Gustav Horn of the IMK in Düsseldorf said:
The Chinese bubble burst. This of a wider global importance only in the sense that we are still not able to detect these kind of problems early enough to prevent a panic reaction.
Dean Baker of the CEPR in Washington DC:
The main story is a simple one of a bubble in China’s market bursting. This raises legitimate questions about China’s near-term growth path. If China’s economy slows significantly it will be a problem for countries that are major exporters to China, but not for the U.S. and Europe. The impact there will be fairly limited. My guess is that financial markets elsewhere in the world largely recover from the hit of the last few days, although they had been somewhat high, so there may not be a full recovery.
Ann Pettifor of Prime Economics:
The 2007-9 global financial crises was caused by an economic model based on financial de-regulation and liberalization, privatization of taxpayer-financed assets, excessive private indebtedness and wage repression. That economic model has not undergone fundamental or even superficial change since then. The failure to reform or transform this flawed economic model is causal of today’s crisis, as it was of the 2007-9 crisis.
China is no longer able to help central bankers keep western economies alive. The model has led to a a surfeit of private debt, to a deficiency of global demand. The collapse in commodity prices signals a debt-deflationary period of stagnation (or worse) ahead. Until politicians, central bankers, economists and officials recognize this reality, and take action to reform and transform the existing economic model, there will be no cure for volatility, deflation and market failure. Stephen King of HSBC has warned: “the global economy is a ship sailing the seas of volatility with no lifeboats.”
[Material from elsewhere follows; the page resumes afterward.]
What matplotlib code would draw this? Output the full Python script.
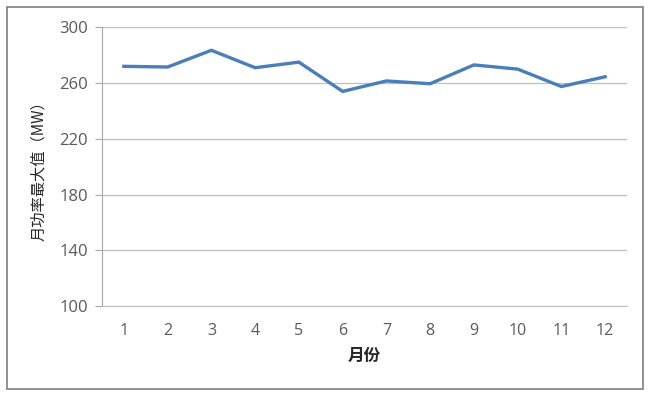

So yes, I beg to differ with the equanimity with economists analysis this week’s stock market volatility. Because of the failure to deal with the causes of financial crises and market failure this is not just a correction. The global economy is sailing into dangerous waters.
As you might have guessed there is no agreement about what this week’s events mean overall. But this in itself is a signal for significant risks in the global economy. We have weaved such a tight global economic net that nobody seems to be able to properly monitor the risks and predict whether tremors are merely local or have serious global ripple effects. It might finally be time to disentangle parts of the net and make the interconnections more transparent.